Most mornings, rain or shine, I walk Vivian the kilometre to her school, trudging with half shut eyes through ice and slush. Most of this isn’t just walking-it’s tugging, cajoling, threatening and bribing for speed. We walk so slowly that sometimes I swear we’re going backwards in time. You’d never know that she loves school.
Winter in a schoolyard is a magnificent thing. Snowbanks to climb, to slide down, to jump in and off. Snow, simple, intricate snow becomes so many places or things. After the last snowstorm, I smiled, thinking of all the joyous voices I’d hear, running and playing on those hills.
We walk onto the schoolyard, and all the kindergartners are restrained to one, sterile area, trapped even, pacing in many cases, the length of the “play area” they’re allowed. I walk past a group who have started sliding on their bottoms down a tiny, foot high snowbank. Immediately a “teacher” rushes over, and micromanages them to the point that it’s just not fun anymore, and they scatter.
I stand with my mouth open, confused and sad.

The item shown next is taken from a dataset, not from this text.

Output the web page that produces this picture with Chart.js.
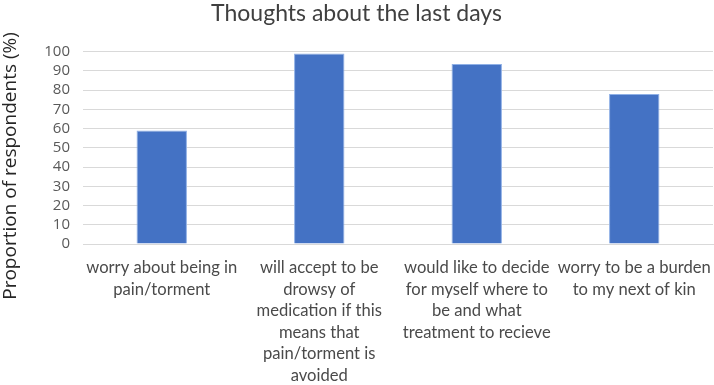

While I don’t trust people necessarily, I firmly believe in independent children. I believe in bruises incurred falling down on the driveway, small cuts after wandering around in the woods, skinned knees after tipping over your bike. The possibility of danger, the thirst of fear. I believe children should have these simple things, and I don’t mean it in that old foggie, uphill both ways kinda way.
What do we lose when we take a person’s sense of adventure? When we remove the potential for harm, for consequence? What core part of our being is affected when we minimize the world down to things you can touch, and things you can’t? We’ve evolved chasing fricken mammoths after all.
I think back to the playground “equipment” we had when I was Vivian’s age. This rickety, rusty metal spinning merry go round type thing, some metal bars that ripped the skin from your hands, a yard. In the front of the school was this huge wooden climber, complete with a long, wide metal slide. It was likely 12-15 feet high. I remember vividly the time a classmate jumped off the top, completely missed the snowbank, and shattered his elbow. No one ever did something that dumb again.
Some kid got his tongue stuck to the fence one cold morning, the little brother of a friend. The blood mark stayed forever it seemed, and in my head, I can see, exactly where this happened. I rode a bike into a moving car once, skidded under a parked one another, tearing up one side of my body impressively.
Sure, these are stupid acts, the acts of children. But they’re more than that.
They are lessons. Mistakes let us determine the right path, on our own, or damn close. Watching Jeremy screaming and crying as hot water and blood poured down his front, we all learned in a much more lasting way, why you never EVER stick your tongue to anything metal, no matter what anyone says. Healing from road rash, I learned to pay attention to whether the bike has pedal brakes or hand brakes BEFORE trying to make the corner that fast. I also learned to better anticipate events, plan a little better (snort. that lasted) PAY ATTENTION!!! as my mother was always yelling.
The point is that I began to come to my own conclusions, learn my own lessons, and actually take them with me. As opposed to every time an adult told me something. I was one of those kids, who just HAD to do whatever she was told was bad.
Yes, I’ve stuck my fingers in a light socket. Literally. It’s not that bad to be honest.
I never wanted to listen, and take some one’s word for it. I needed to prove it. And then learn the lesson that in some things, my father wasn’t lying.
The problem with the cocoon, and managing every single second of a child’s life, telling them how and where to play, what’s safe, what they can eat, what they can wear, is that you might turn around in 15 years and have an adult living in your basement who is COMPLETELY incapable of anything resembling acting like a mature human. Because you’ve done all the acting for them. They might not have the courage to fly the coop because they’ve never truly spread their wings.
We complain that kids are far too wrapped up in themselves and their things-what else do they have if we’ve taken exhilaration from them? They have what, new cell phones and fucking left? If you take the thrill from life, what’s left to it? If you destroy the chance to hurtle down a snowy hill on a rickety piece of wood doing close to 10kms an hour, if you keep your children from feeling the snow in their face, the sun on their neck as they laugh as much from fear as from joy, are they even still human? What are they? Who are we raising then?
We truly have so little to fear now, that we create boogeyman. I know people who see the world outside as riddled with scary men in the bushes, who can’t imagine leaving their children where they might get a bruise or stumble a little. We cover everything with helmets and protective gear, leaving me thinking wistfully of long bike rides on Sunday afternoons, the silky August wind in my hair, bathed in the sun as the world felt so open and fantastic.
What will freedom be for our children?
I pick Viv up, the sun warming the snow, melt water trickling down the roads. She sprints immediately for the giant snow hills, those which are verboten during the day and taunt her. Her friends join her. I stand with their mother and watch as they slide, with absolutely no regard for their safety, down the hill, bouncing and jolting, avoiding pointy parts the next time.
“They’re still bendy at this age” I laugh with their mother, and she nods, and we just watch, the joyous cries of youth filling the air between us, around us.
That laughter sounds long into the night in my ears.